# Sturmey Archer 3 Spd Build Up



## quietcornerrider (Jun 6, 2009)

I'm looking at the Sturmey Archer 3 Spd w/ coaster brake ( https://www.universalcycles.com/shopping/product_details.php?id=24352 ) for a bike path beater (No off road, just for towing the kid) and since I've never dealt with internal geared hubs before, is this the only thing I need?

It comes with the shifter and mounting hardware, but I know Nexus' need a lot additional hardware, and this seems complete. Am I correct? (Besides rim and spokes of course, I'll be doing the build)

I already have a crank set ready to turn into single chainring depending on chainline.

Finally, what chain? I heard the single speed chains are junk, and an 8 spd chain works best. Any truth to the rumors?

Thanks in advance!


----------



## john_dalhart (Nov 6, 2009)

Unlike Shimano and SRAM IGHs, aftermarket Sturmeys come complete with the hub, nuts, anti-rotation washers, cables, housing, fittings, twist shifter, etc.

Sturmey aditionally offers an impressive array of alternate 3-speed shifters: the classic metal trigger, a two thumb paddle "rapidfire" style, and a bar end/downtube shifter.

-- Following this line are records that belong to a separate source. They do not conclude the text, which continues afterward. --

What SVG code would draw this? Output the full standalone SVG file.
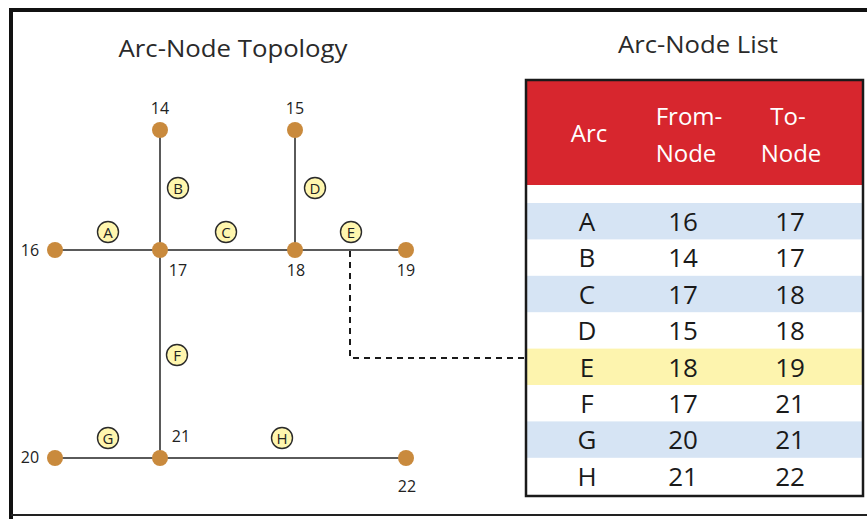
<svg xmlns="http://www.w3.org/2000/svg" width="867" height="519" viewBox="0 0 867 519">
<style>
.title{font-family:"Open Sans","Liberation Sans",sans-serif;font-size:24px;fill:#2a2a2a;text-anchor:middle}
.edge{stroke:#5a5a5a;stroke-width:2;fill:none}
.node{fill:#C98A3D}
.nlab{font-family:"Open Sans","Liberation Sans",sans-serif;font-size:16px;fill:#222;text-anchor:middle}
.arc circle{fill:#FFF6AE;stroke:#2a2a2a;stroke-width:1.4}
.arc text{font-family:"Open Sans","Liberation Sans",sans-serif;font-size:15px;fill:#222;text-anchor:middle}
.hdr{font-family:"Open Sans","Liberation Sans",sans-serif;font-size:24px;fill:#fff;text-anchor:middle}
.cell{font-family:"Open Sans","Liberation Sans",sans-serif;font-size:26px;fill:#1a1a1a;text-anchor:middle}
.blue{fill:#D6E4F4}
.yel{fill:#FDF4AE}
</style>
<rect x="0" y="0" width="867" height="519" fill="#fff"/>
<g id="frame">
<line x1="9" y1="10" x2="867" y2="10" stroke="#111" stroke-width="4"/>
<line x1="11" y1="8" x2="11" y2="519" stroke="#111" stroke-width="4"/>
<line x1="11" y1="515" x2="867" y2="515" stroke="#222" stroke-width="2"/>
</g>
<text class="title" x="233" y="57" textLength="229" lengthAdjust="spacingAndGlyphs">Arc-Node Topology</text>
<text class="title" x="698" y="53" textLength="160" lengthAdjust="spacingAndGlyphs">Arc-Node List</text>
<g id="connectors">
<line class="edge" x1="55" y1="250" x2="406" y2="250"/>
<line class="edge" x1="160" y1="130" x2="160" y2="458"/>
<line class="edge" x1="295" y1="130" x2="295" y2="250"/>
<line class="edge" x1="55" y1="458" x2="406" y2="458"/>
<path d="M350 251 V358 H525" fill="none" stroke="#1a1a1a" stroke-width="2" stroke-dasharray="6 5"/>
</g>
<g id="arcs">
<g id="arc-A" class="arc"><circle cx="108" cy="232" r="10.5"/><text x="108" y="237.5">A</text></g>
<g id="arc-B" class="arc"><circle cx="178" cy="188" r="10.5"/><text x="178" y="193.5">B</text></g>
<g id="arc-C" class="arc"><circle cx="226" cy="232" r="10.5"/><text x="226" y="237.5">C</text></g>
<g id="arc-D" class="arc"><circle cx="315" cy="188" r="10.5"/><text x="315" y="193.5">D</text></g>
<g id="arc-E" class="arc"><circle cx="351" cy="232" r="10.5"/><text x="351" y="237.5">E</text></g>
<g id="arc-F" class="arc"><circle cx="177" cy="355" r="10.5"/><text x="177" y="360.5">F</text></g>
<g id="arc-G" class="arc"><circle cx="108" cy="438" r="10.5"/><text x="108" y="443.5">G</text></g>
<g id="arc-H" class="arc"><circle cx="282" cy="438" r="10.5"/><text x="282" y="443.5">H</text></g>
</g>
<g id="node-14"><circle class="node" cx="160" cy="130" r="8"/><text class="nlab" x="160" y="114">14</text></g>
<g id="node-15"><circle class="node" cx="295" cy="130" r="8"/><text class="nlab" x="295" y="114">15</text></g>
<g id="node-16"><circle class="node" cx="55" cy="250" r="8"/><text class="nlab" x="30" y="256">16</text></g>
<g id="node-17"><circle class="node" cx="160" cy="250" r="8"/><text class="nlab" x="178" y="276">17</text></g>
<g id="node-18"><circle class="node" cx="295" cy="250" r="8"/><text class="nlab" x="296" y="276">18</text></g>
<g id="node-19"><circle class="node" cx="406" cy="250" r="8"/><text class="nlab" x="406" y="276">19</text></g>
<g id="node-20"><circle class="node" cx="55" cy="458" r="8"/><text class="nlab" x="30" y="463">20</text></g>
<g id="node-21"><circle class="node" cx="160" cy="458" r="8"/><text class="nlab" x="181" y="442">21</text></g>
<g id="node-22"><circle class="node" cx="406" cy="458" r="8"/><text class="nlab" x="407" y="492">22</text></g>
<g id="table">
<rect x="526" y="80" width="337" height="416" fill="#fff"/>
<rect x="526" y="80" width="337" height="105" fill="#D7262E"/>
<rect class="blue" x="526" y="203" width="337" height="36.4"/>
<rect class="blue" x="526" y="275.8" width="337" height="36.4"/>
<rect class="yel" x="526" y="348.6" width="337" height="36.4"/>
<rect class="blue" x="526" y="421.4" width="337" height="36.4"/>
<rect x="526" y="80" width="337" height="416" fill="none" stroke="#1a1a1a" stroke-width="2.5"/>
<text class="hdr" x="589" y="142">Arc</text>
<text class="hdr" x="689" y="125">From-</text>
<text class="hdr" x="686" y="162">Node</text>
<text class="hdr" x="788" y="125">To-</text>
<text class="hdr" x="791" y="162">Node</text>
<g class="cell">
<text x="587" y="231">A</text><text x="683" y="231">16</text><text x="790" y="231">17</text>
<text x="587" y="267.4">B</text><text x="683" y="267.4">14</text><text x="790" y="267.4">17</text>
<text x="587" y="303.8">C</text><text x="683" y="303.8">17</text><text x="790" y="303.8">18</text>
<text x="587" y="340.2">D</text><text x="683" y="340.2">15</text><text x="790" y="340.2">18</text>
<text x="587" y="376.6">E</text><text x="683" y="376.6">18</text><text x="790" y="376.6">19</text>
<text x="587" y="413">F</text><text x="683" y="413">17</text><text x="790" y="413">21</text>
<text x="587" y="449.4">G</text><text x="683" y="449.4">20</text><text x="790" y="449.4">21</text>
<text x="587" y="485.8">H</text><text x="683" y="485.8">21</text><text x="790" y="485.8">22</text>
</g>
</g>
</svg>
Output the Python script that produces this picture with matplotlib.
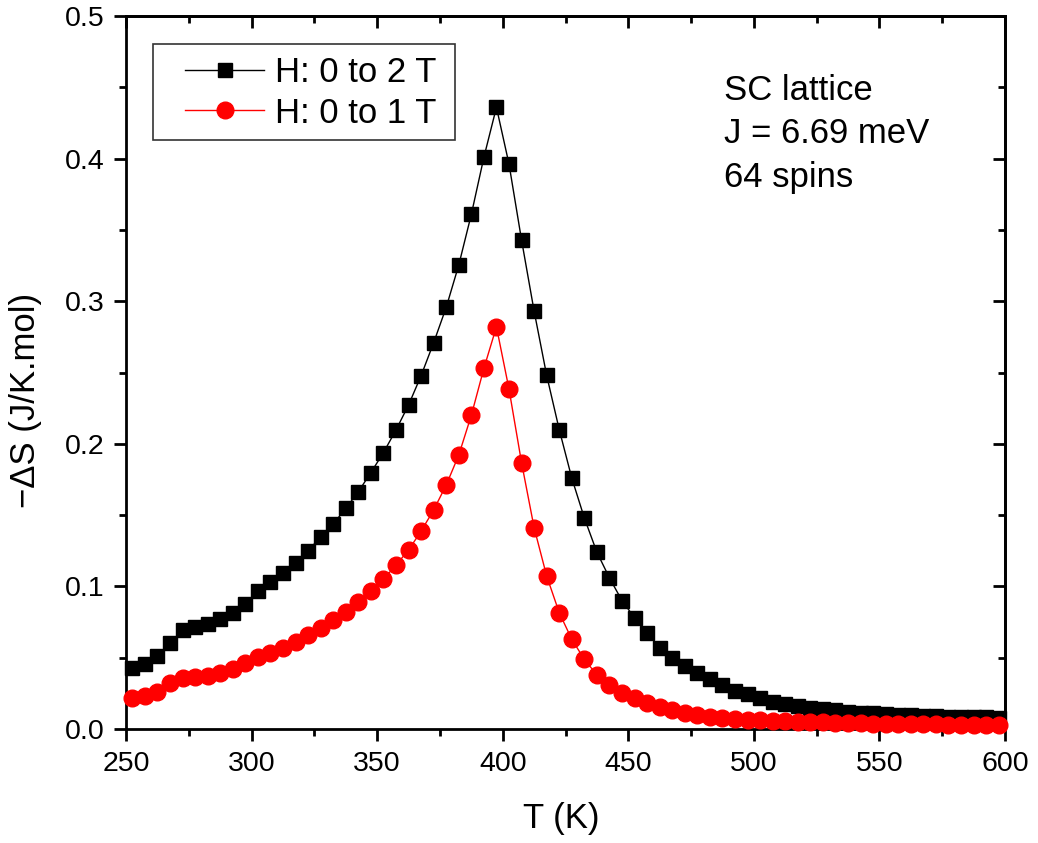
import matplotlib
matplotlib.use("Agg")
import matplotlib.pyplot as plt
from matplotlib.ticker import MultipleLocator, FormatStrFormatter
from matplotlib.patches import Rectangle

plt.rcParams['font.family'] = ['Liberation Sans', 'DejaVu Sans']

T = [252.5 + 5 * i for i in range(70)]

dS_2T = [0.0426, 0.0454, 0.0512, 0.0601, 0.0694, 0.0718, 0.0736, 0.0774, 0.0816, 0.0877,
         0.0966, 0.1029, 0.1092, 0.1167, 0.1248, 0.1349, 0.1438, 0.1547, 0.1664, 0.1798,
         0.1938, 0.2097, 0.2272, 0.2478, 0.2709, 0.2957, 0.3254, 0.3609, 0.4009, 0.4360,
         0.3962, 0.3429, 0.2931, 0.2480, 0.2100, 0.1760, 0.1480, 0.1240, 0.1060, 0.0900,
         0.0780, 0.0670, 0.0570, 0.0500, 0.0440, 0.0390, 0.0350, 0.0310, 0.0270, 0.0245,
         0.0215, 0.0190, 0.0175, 0.0160, 0.0150, 0.0140, 0.0130, 0.0122, 0.0115, 0.0110,
         0.0105, 0.0100, 0.0096, 0.0093, 0.0090, 0.0087, 0.0085, 0.0083, 0.0081, 0.0079]

dS_1T = [0.0220, 0.0231, 0.0262, 0.0320, 0.0355, 0.0367, 0.0374, 0.0395, 0.0423, 0.0460,
         0.0507, 0.0531, 0.0566, 0.0612, 0.0659, 0.0706, 0.0764, 0.0823, 0.0893, 0.0968,
         0.1050, 0.1150, 0.1255, 0.1388, 0.1536, 0.1711, 0.1921, 0.2200, 0.2529, 0.2821,
         0.2384, 0.1868, 0.1412, 0.1073, 0.0816, 0.0629, 0.0489, 0.0379, 0.0309, 0.0250,
         0.0215, 0.0180, 0.0156, 0.0133, 0.0110, 0.0098, 0.0087, 0.0075, 0.0070, 0.0063,
         0.0060, 0.0056, 0.0053, 0.0050, 0.0048, 0.0046, 0.0044, 0.0042, 0.0040, 0.0038,
         0.0037, 0.0035, 0.0034, 0.0033, 0.0032, 0.0031, 0.0030, 0.0029, 0.0028, 0.0027]

labels = ["H: 0 to 2 T", "H: 0 to 1 T"]
annotation_lines = ["SC lattice", "J = 6.69 meV", "64 spins"]

fig = plt.figure(figsize=(10.38, 8.43), dpi=100)
ax = fig.add_axes([0.1214, 0.1352, 0.8468, 0.8458])

ax.plot(T, dS_2T, color='black', lw=1.0, marker='s', markersize=10,
        label=labels[0], clip_on=False, zorder=3)
ax.plot(T, dS_1T, color='red', lw=1.0, marker='o', markersize=12,
        label=labels[1], clip_on=False, zorder=4)

ax.set_xlim(250, 600)
ax.set_ylim(0, 0.5)
ax.xaxis.set_major_locator(MultipleLocator(50))
ax.xaxis.set_minor_locator(MultipleLocator(25))
ax.yaxis.set_major_locator(MultipleLocator(0.1))
ax.yaxis.set_minor_locator(MultipleLocator(0.05))
ax.yaxis.set_major_formatter(FormatStrFormatter('%.1f'))

for s in ax.spines.values():
    s.set_linewidth(2)

ax.tick_params(which='both', direction='out', width=2, labelsize=20.5, pad=7)
ax.tick_params(which='major', length=8.6)
ax.tick_params(which='minor', length=5)

# inward ticks on top and right
ax_t = ax.secondary_xaxis('top')
ax_t.set_xticks(range(250, 601, 50))
ax_t.xaxis.set_minor_locator(MultipleLocator(25))
ax_t.tick_params(which='both', direction='in', width=2, labeltop=False)
ax_t.tick_params(which='major', length=8.6)
ax_t.tick_params(which='minor', length=5)
ax_t.spines['top'].set_linewidth(2)
ax_r = ax.secondary_yaxis('right')
ax_r.set_yticks([0, 0.1, 0.2, 0.3, 0.4, 0.5])
ax_r.yaxis.set_minor_locator(MultipleLocator(0.05))
ax_r.tick_params(which='both', direction='in', width=2, labelright=False)
ax_r.tick_params(which='major', length=8.6)
ax_r.tick_params(which='minor', length=5)
ax_r.spines['right'].set_linewidth(2)

ax.set_xlabel("T (K)", fontsize=25)
ax.xaxis.set_label_coords(0.4955, -0.102)
ax.set_ylabel("\u2212\u0394S (J/K.mol)", fontsize=25)
ax.yaxis.set_label_coords(-0.0956, 0.4614)

# legend frame drawn manually, legend itself without frame
ax.add_patch(Rectangle((0.0307, 0.8261), 0.3436, 0.1346, transform=ax.transAxes,
                       fill=True, facecolor='white', edgecolor='#333333', lw=1.2,
                       zorder=5, clip_on=False))
leg = ax.legend(loc='upper left', bbox_to_anchor=(0.0671, 0.944), fontsize=25,
                frameon=False, handlelength=2.28, borderpad=0, labelspacing=0.22,
                handletextpad=0.32, borderaxespad=0)
leg.set_zorder(6)

baselines_px = [100, 143, 187]
for line, b in zip(annotation_lines, baselines_px):
    ax.text((724 - 126) / 879, (729 - b) / 713, line, transform=ax.transAxes,
            fontsize=25, va='baseline', ha='left')

fig.savefig("out.png", dpi=100)
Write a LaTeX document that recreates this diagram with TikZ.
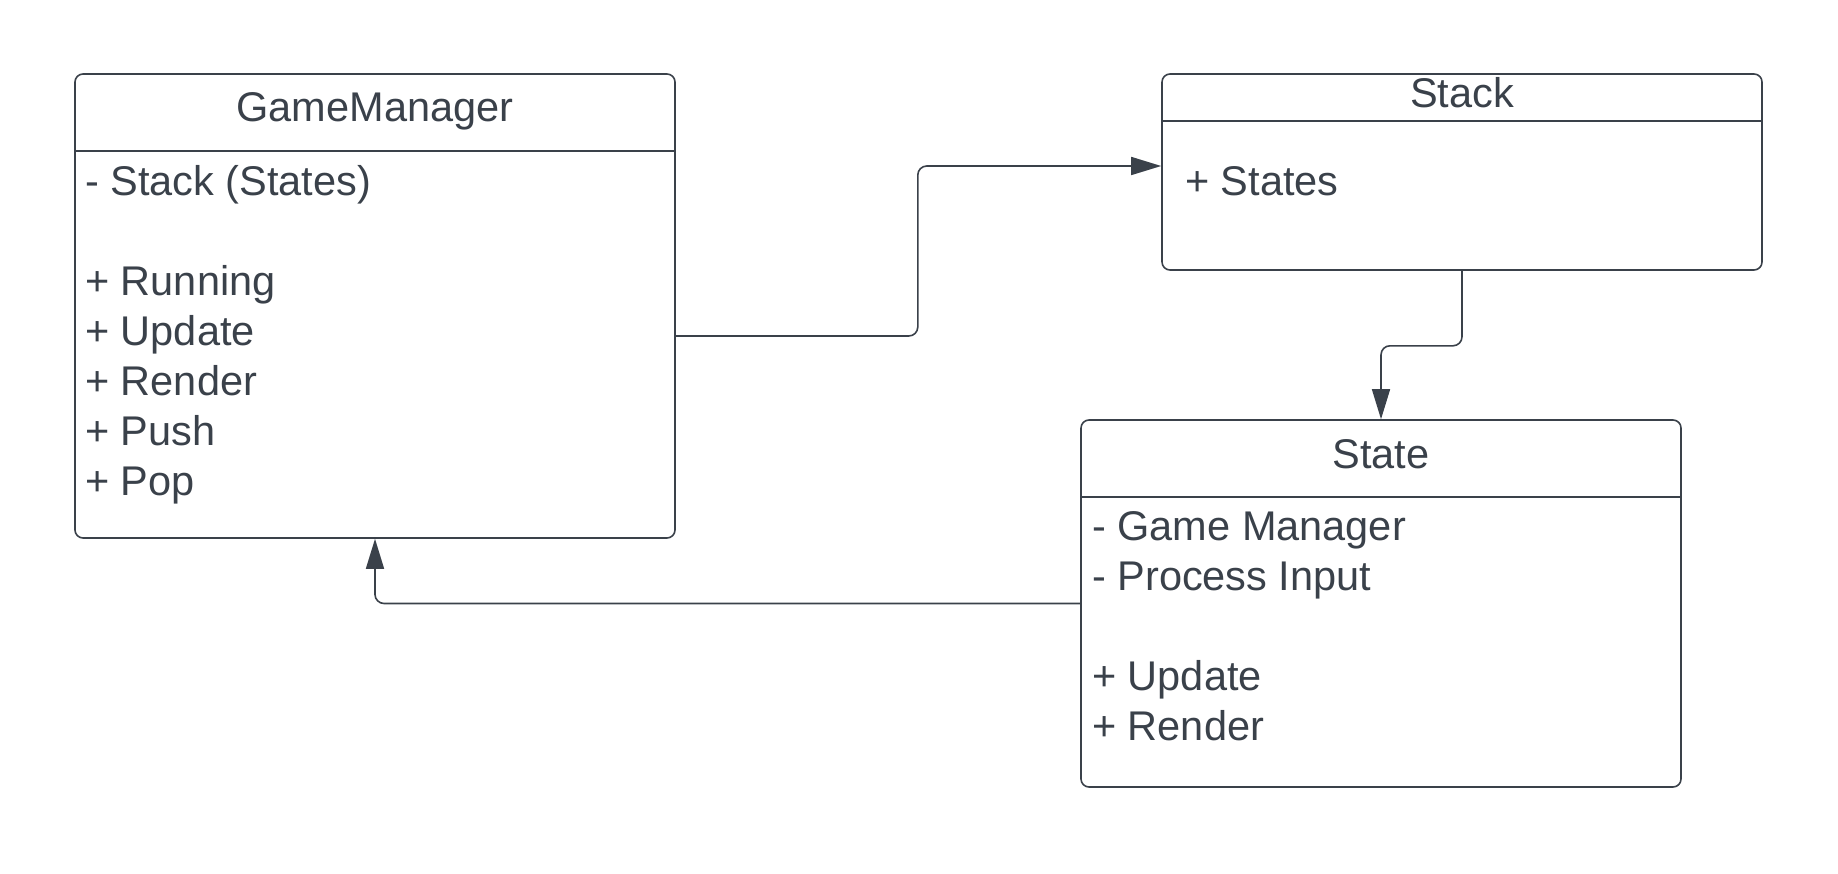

You'll kind-of need to match the chain and cog (width). An 1/8 chain will run fine on a 3/32 cog, but if you have an 1/8 cog you'll have to have an 1/8 chain. The Sturmey hub will probably come with a 1/8 cog. 3/32 cogs that fit this hub are available from Sturmey, Shimano, SRAM and many other sources.

JD


----------



## quietcornerrider (Jun 6, 2009)

Awesome info! Thanks for the response!


----------